Biodegradable polymer nanocomposites: the role of nanoclays on the thermomechanical characteristics and the electrospun fibrous structure.

Polymer nanocomposites, based on poly(e-caprolactone) (PCL) and organically modified montmorillonite, were prepared by the solution intercalation technique. The thermal stability of the prepared materials was analyzed by thermogravimetric analysis. Investigation of their mechanical properties revealed that incorporation of the high aspect ratio montmorillonite sheets into the matrix significantly enhanced the polymer stiffness without sacrificing its ductility. Fibrous membranes of neat and nanocomposite PCL were fabricated by electrospinning.
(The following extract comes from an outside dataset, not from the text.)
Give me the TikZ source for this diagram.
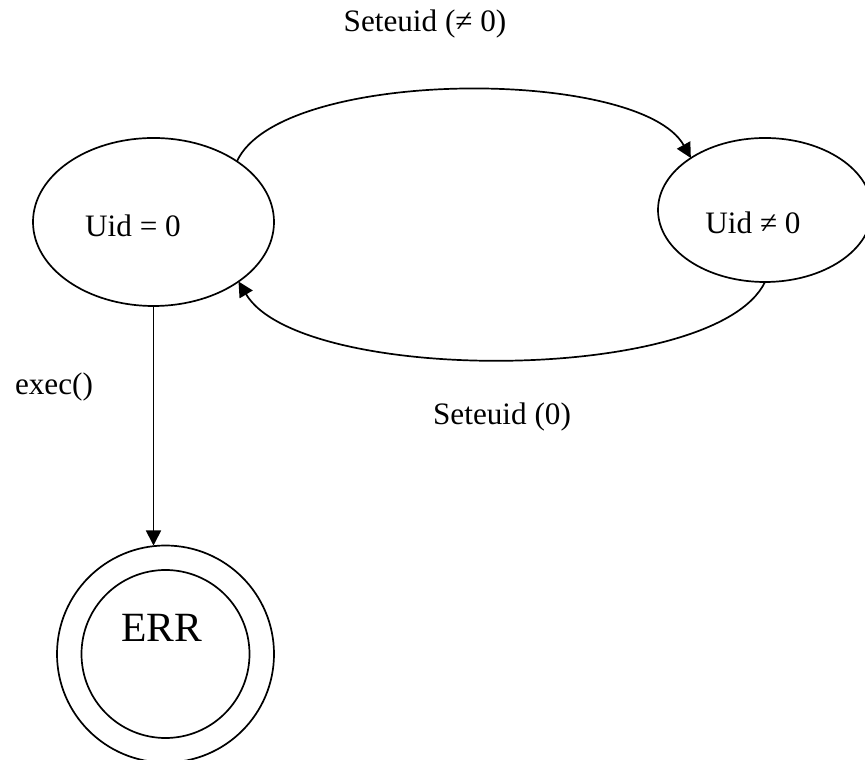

The effect of the applied voltage, the solution concentration and the clay content of the nanocomposite materials on the final fibrous structure was investigated. The results showed that the introduction of the inorganic filler and the increase in the applied voltage from 7.5 to 15 kV facilitated the formation of fine fibers with fewer bead defects. The presence of nanoclay resulted in narrower fiber size distributions, although the mean fiber diameter was not significantly altered. The increase in the solution concentration led to the formation of more uniform fiber structures and to a slight increase in the mean fiber diameter. Furthermore, the electrospinning process affected significantly the structure of the nanocomposite material by increasing the interlayer spacing of the inorganic mineral.